Travel Revelations

Have you ever tried to plan a trip with your significant other?  No?  Well you could, right now, and it could end up being pretty fun.  Or it could end up sucking, but I guess that’s up to you.

My ladyfriend and I are going to be voyaging to the super-not-sunny Cleveland Ohio, because that’s where I went to college and I still have friends there.  Now, in theory it shouldn’t be too difficult to save for and purchase tickets for the flight and then think about hotel reservations and such.  It’s simple, right?  Pretty much cut and dry, and really straightforward (can I use that word talking about lesbians?).

In reality, this can sometimes turn out to be like herding cats – theoretically easy but complicated in practice.  My dear, sweet girlfriend is a bit scatterbrained, and we’re both really busy.  So we’re 2 weeks out from the trip, and we have no plans.  WHAT DO WE DO?!?!?!!

I’ve made a little list for you, and this is totally going to be a boldly-titled list.

1. Know Your Sites

It’s scary buying airline tickets.  This stuff seems SO EXPENSIVE at the time, and if you add in all the fees you can think of (luggage, being fat, whatever), it can add up.  Fortunately there’s a ridiculous amount of online travel agencies there just for you, and not only can you see prices in big bright numbers, but arrival and departure times are usually pretty clearly marked as well.  Orbitz, Expedia, Hotwire, Travelocity, and Kayak are all pretty fabulous.

2. Survive the Airport

Airports are full of people who have to go places RIGHT NOW, and this is no truer anywhere else than in the security checkpoints.  People are SO ANGRY if you don’t have slip-on shoes and have belts with metal buckles, or have to try to organize your crap so you don’t lose any of it.  It’s stressful, and I know you’ve heard this a zillion times before but get there early and take your time doing your stuff.  This might sound like a dick move, and maybe it is, but I always think that those other people are in a big hurry because they didn’t plan well, and that it is in no way my fault they’re so grumpy.  Actually, I literally just found this post and it seems like an indispensable airport survival guide.
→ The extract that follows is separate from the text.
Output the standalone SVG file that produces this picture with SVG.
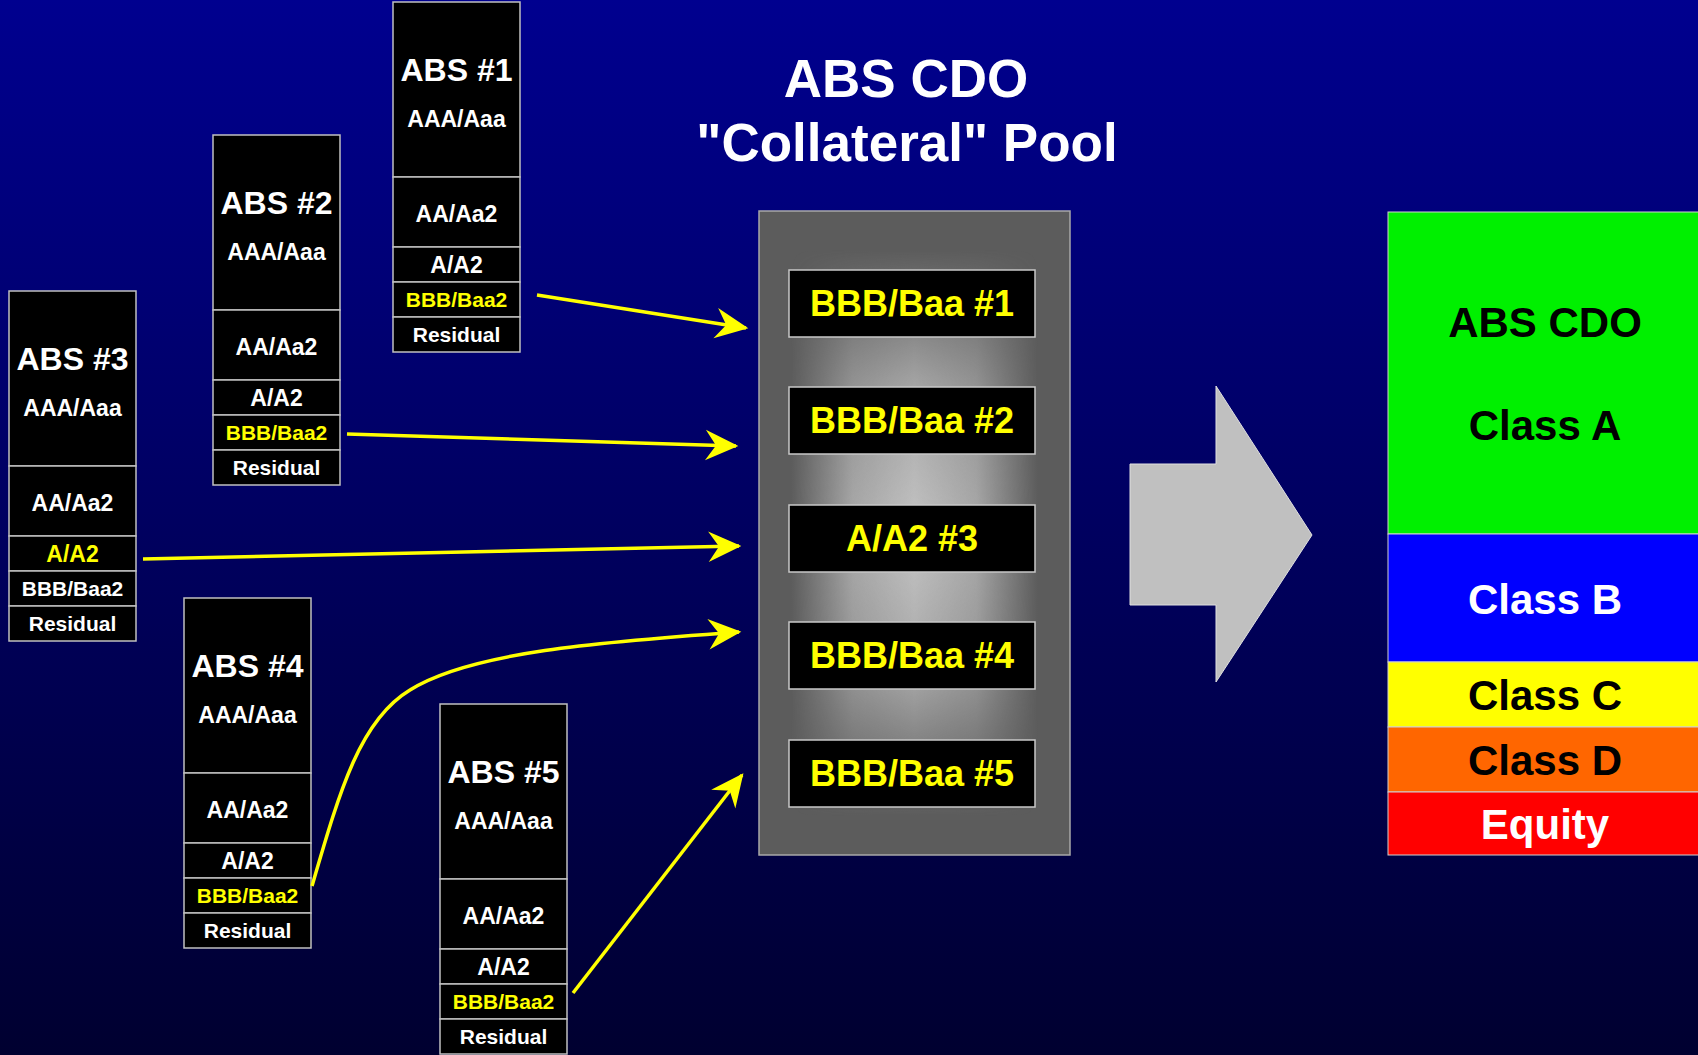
<svg xmlns="http://www.w3.org/2000/svg" width="1698" height="1055" viewBox="0 0 1698 1055">
<style>
text{font-family:"Liberation Sans",Arial,sans-serif;font-weight:bold;text-anchor:middle}
.sec{fill:#000;stroke:#c0c0c0;stroke-width:1.5}
.w{fill:#fff}
.y{fill:#ffff00}
.k{fill:#000}
.t32{font-size:32px}
.t23{font-size:23px}
.t21{font-size:21px}
.t36{font-size:36px}
.t42{font-size:42px}
.t53{font-size:53px}
.conn{fill:none;stroke:#ffff00;stroke-width:3.5;marker-end:url(#ah)}
.pbox{fill:#000;stroke:#c8c8c8;stroke-width:1.5}
.band{stroke:#d0d0d0;stroke-width:1}
</style>
<defs>
<linearGradient id="bg" x1="0" y1="0" x2="0" y2="1">
<stop offset="0" stop-color="#00008f"/>
<stop offset="1" stop-color="#000030"/>
</linearGradient>
<linearGradient id="hx" x1="0" y1="0" x2="1" y2="0">
<stop offset="0" stop-color="#c4c4c4" stop-opacity="0"/>
<stop offset="0.1" stop-color="#c4c4c4" stop-opacity="0"/>
<stop offset="0.3" stop-color="#c4c4c4" stop-opacity="0.75"/>
<stop offset="0.5" stop-color="#c4c4c4" stop-opacity="1"/>
<stop offset="0.7" stop-color="#c4c4c4" stop-opacity="0.75"/>
<stop offset="0.9" stop-color="#c4c4c4" stop-opacity="0"/>
<stop offset="1" stop-color="#c4c4c4" stop-opacity="0"/>
</linearGradient>
<linearGradient id="vy" x1="0" y1="0" x2="0" y2="1">
<stop offset="0" stop-color="#000"/>
<stop offset="0.06" stop-color="#000"/>
<stop offset="0.28" stop-color="#bbb"/>
<stop offset="0.5" stop-color="#fff"/>
<stop offset="0.72" stop-color="#bbb"/>
<stop offset="0.94" stop-color="#000"/>
<stop offset="1" stop-color="#000"/>
</linearGradient>
<mask id="pm" maskUnits="userSpaceOnUse" x="759" y="211" width="311" height="644">
<rect x="759" y="211" width="311" height="644" fill="url(#vy)"/>
</mask>
<marker id="ah" markerUnits="userSpaceOnUse" markerWidth="40" markerHeight="40" viewBox="-30 -15 34 30" refX="0" refY="0" orient="auto">
<path d="M2,0 L-26,-13 L-17,0 L-26,13 Z" fill="#ffff00"/>
</marker>
</defs>
<rect width="1698" height="1055" fill="url(#bg)"/>

<g id="title">
<text class="w t53" x="906" y="97">ABS CDO</text>
<text class="w t53" x="907" y="161">"Collateral" Pool</text>
</g>

<g id="abs1" transform="translate(393,2)">
<rect class="sec" x="0" y="0" width="127" height="175"/>
<rect class="sec" x="0" y="175" width="127" height="70"/>
<rect class="sec" x="0" y="245" width="127" height="35"/>
<rect class="sec" x="0" y="280" width="127" height="35"/>
<rect class="sec" x="0" y="315" width="127" height="35"/>
<text class="w t32" x="63.5" y="79">ABS #1</text>
<text class="w t23" x="63.5" y="125">AAA/Aaa</text>
<text class="w t23" x="63.5" y="220">AA/Aa2</text>
<text class="w t23" x="63.5" y="271">A/A2</text>
<text class="y t21" x="63.5" y="305">BBB/Baa2</text>
<text class="w t21" x="63.5" y="340">Residual</text>
</g>

<g id="abs2" transform="translate(213,135)">
<rect class="sec" x="0" y="0" width="127" height="175"/>
<rect class="sec" x="0" y="175" width="127" height="70"/>
<rect class="sec" x="0" y="245" width="127" height="35"/>
<rect class="sec" x="0" y="280" width="127" height="35"/>
<rect class="sec" x="0" y="315" width="127" height="35"/>
<text class="w t32" x="63.5" y="79">ABS #2</text>
<text class="w t23" x="63.5" y="125">AAA/Aaa</text>
<text class="w t23" x="63.5" y="220">AA/Aa2</text>
<text class="w t23" x="63.5" y="271">A/A2</text>
<text class="y t21" x="63.5" y="305">BBB/Baa2</text>
<text class="w t21" x="63.5" y="340">Residual</text>
</g>

<g id="abs3" transform="translate(9,291)">
<rect class="sec" x="0" y="0" width="127" height="175"/>
<rect class="sec" x="0" y="175" width="127" height="70"/>
<rect class="sec" x="0" y="245" width="127" height="35"/>
<rect class="sec" x="0" y="280" width="127" height="35"/>
<rect class="sec" x="0" y="315" width="127" height="35"/>
<text class="w t32" x="63.5" y="79">ABS #3</text>
<text class="w t23" x="63.5" y="125">AAA/Aaa</text>
<text class="w t23" x="63.5" y="220">AA/Aa2</text>
<text class="y t23" x="63.5" y="271">A/A2</text>
<text class="w t21" x="63.5" y="305">BBB/Baa2</text>
<text class="w t21" x="63.5" y="340">Residual</text>
</g>

<g id="abs4" transform="translate(184,598)">
<rect class="sec" x="0" y="0" width="127" height="175"/>
<rect class="sec" x="0" y="175" width="127" height="70"/>
<rect class="sec" x="0" y="245" width="127" height="35"/>
<rect class="sec" x="0" y="280" width="127" height="35"/>
<rect class="sec" x="0" y="315" width="127" height="35"/>
<text class="w t32" x="63.5" y="79">ABS #4</text>
<text class="w t23" x="63.5" y="125">AAA/Aaa</text>
<text class="w t23" x="63.5" y="220">AA/Aa2</text>
<text class="w t23" x="63.5" y="271">A/A2</text>
<text class="y t21" x="63.5" y="305">BBB/Baa2</text>
<text class="w t21" x="63.5" y="340">Residual</text>
</g>

<g id="abs5" transform="translate(440,704)">
<rect class="sec" x="0" y="0" width="127" height="175"/>
<rect class="sec" x="0" y="175" width="127" height="70"/>
<rect class="sec" x="0" y="245" width="127" height="35"/>
<rect class="sec" x="0" y="280" width="127" height="35"/>
<rect class="sec" x="0" y="315" width="127" height="35"/>
<text class="w t32" x="63.5" y="79">ABS #5</text>
<text class="w t23" x="63.5" y="125">AAA/Aaa</text>
<text class="w t23" x="63.5" y="220">AA/Aa2</text>
<text class="w t23" x="63.5" y="271">A/A2</text>
<text class="y t21" x="63.5" y="305">BBB/Baa2</text>
<text class="w t21" x="63.5" y="340">Residual</text>
</g>

<g id="pool">
<rect x="759" y="211" width="311" height="644" fill="#5c5c5c" stroke="#a8a8a8" stroke-width="1.5"/>
<rect x="760" y="212" width="309" height="642" fill="url(#hx)" mask="url(#pm)"/>
<g id="pool1"><rect class="pbox" x="789" y="270" width="246" height="67"/><text class="y t36" x="912" y="316">BBB/Baa #1</text></g>
<g id="pool2"><rect class="pbox" x="789" y="387" width="246" height="67"/><text class="y t36" x="912" y="433">BBB/Baa #2</text></g>
<g id="pool3"><rect class="pbox" x="789" y="505" width="246" height="67"/><text class="y t36" x="912" y="551">A/A2 #3</text></g>
<g id="pool4"><rect class="pbox" x="789" y="622" width="246" height="67"/><text class="y t36" x="912" y="668">BBB/Baa #4</text></g>
<g id="pool5"><rect class="pbox" x="789" y="740" width="246" height="67"/><text class="y t36" x="912" y="786">BBB/Baa #5</text></g>
</g>

<g id="bigarrow">
<polygon points="1130,464 1216,464 1216,386 1312,535 1216,682 1216,605 1130,605" fill="#c0c0c0" stroke="#e0e0e0" stroke-width="1"/>
</g>

<g id="cdo">
<rect x="1388" y="212" width="312" height="322" fill="#00f000" class="band"/>
<rect x="1388" y="534" width="312" height="128" fill="#0000ff" class="band"/>
<rect x="1388" y="662" width="312" height="65" fill="#ffff00" class="band"/>
<rect x="1388" y="727" width="312" height="65" fill="#ff6600" class="band"/>
<rect x="1388" y="792" width="312" height="63" fill="#ff0000" class="band"/>
<text class="k t42" x="1545" y="337">ABS CDO</text>
<text class="k t42" x="1545" y="440">Class A</text>
<text class="w t42" x="1545" y="614">Class B</text>
<text class="k t42" x="1545" y="710">Class C</text>
<text class="k t42" x="1545" y="775">Class D</text>
<text class="w t42" x="1545" y="839">Equity</text>
</g>

<g id="connectors">
<path class="conn" d="M537,295 L746,328"/>
<path class="conn" d="M347,434 L736,446"/>
<path class="conn" d="M143,559 L739,546"/>
<path class="conn" d="M312,886 C340,790 360,720 410,690 C470,652 600,642 739,632"/>
<path class="conn" d="M573,993 L742,775"/>
</g>
</svg>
3. Don’t Go No Reservations

This might work for Anthony Bourdain, but I personally really enjoy knowing exactly where I need to go and when.  I loves me some schedules, whatever.  I don’t have a hotel reservation… Yet.  I will, though!  Why?  Partly because it seems weird and sketchy to show up somewhere at night and say “Hi, I want to pay you so I can sleep here!  Let’s do this!”  But also because if they’re full up, we’re totally screwed (in the bad way).

4. Foraging Tips

Fortunately for me, we’re going to a familiar city.  I know where some cool restaurants are, and I know enough about it to be able to get around with minimal problems (hey Cleveland RTA, I’m talking to YOU).  If you’re going somewhere new, do some Googling ahead of time and find some neat places vaguely close to the hotel you’ll be staying in – this is not rocket science.  You could also look for places within half an hour or so of where you’re staying, because a short jaunt here and there means sightseeing and discovery, and that is always fun in new cities!

5. Don’t forget a toothbrush

No, really, don’t forget one.  There’s nothing weirder than waking up in a strange room and having sour morning mouth FOR THE WHOLE TRIP.